November 14, 2008
Ahhh, fall. My favorite time of year. Now’s when football season moves into high gear. A man of my deep obsession with the game can start driving himself crazy thinking about who’s going to make the playoffs, play for the championship, or win certain awards.
Fall’s also when the heat we’re under becomes more metaphorical and less literal. And it’s when the leaves turn and pile up on the ground – a display that can only remind us of reams of legal-size paper being printed up and dumped on the good people in the office of the Secretary of the Senate.
I rolled a lot of this out in an informal talk Monday morning to a pretty wide mix of environmentally minded reformers and business leaders. The conversation laid out my outlook for the session and a lot of the priorities I’m bringing into it – including the plan for more “flagship” institutions and my climate action plan, plus funding for children’s health care and aid to small businesses.
I also talked a lot about the budget, which is always the legislature’s biggest task but will be a particularly large challenge next year.

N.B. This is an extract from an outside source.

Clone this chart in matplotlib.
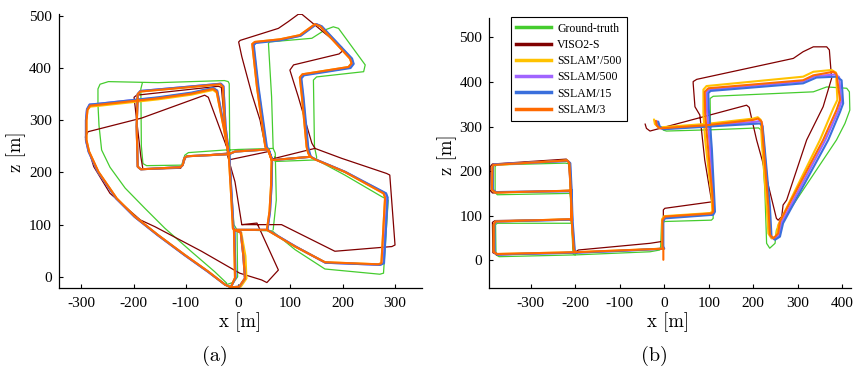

I don’t want to bring you down this early on a Friday, but a couple of major disasters have hit Texas in the last few months – we’ll call them Hurricane Ike and Hurricane Lehman Brothers.
There’s no way that the recent hurricane and ongoing financial crisis won’t present a whole new set of challenges to budget writers this session. And that’s on top of difficulties we knew we were going to have with the new business tax, also known as the margins tax. The legislature created this device back in the summer of 2006, before I was in the Senate, as part of the tax shift that was supposed to bring down property taxes (and, yes, I’m calling that one Hurricane Margins Tax).
So that’s just the overview. And if you’re like me, you’re looking at all of these things and thinking, “Geez, Kirk, this is kind of depressing. Even Baylor football has some bright spots.”
I don’t blame you. We have a lot to think about and get right, and it’s important to take a hard look at our immediate challenges. But when we do that, it must not be in terms of how we get through a five-month session or how the state limps into its next budget crisis.
Instead, we need to take on these challenges in ways that open new opportunities for future generations. These decisions, even the hard ones, should be made in ways that shape Texas for the better for decades. We absolutely must embrace the future, with all of its challenges and opportunities, as soon as we can, however we can, regardless of our temporary circumstances.
When we look at our parents and grandparents – the Greatest Generation, as they’re rightly called – we see a greatness defined not by some specific stock market rally or corporate expansion, but by a legacy of sacrifice and hard work that left us with a vast inheritance of peace, prosperity, and unmatched opportunity to be whatever we wanted to be.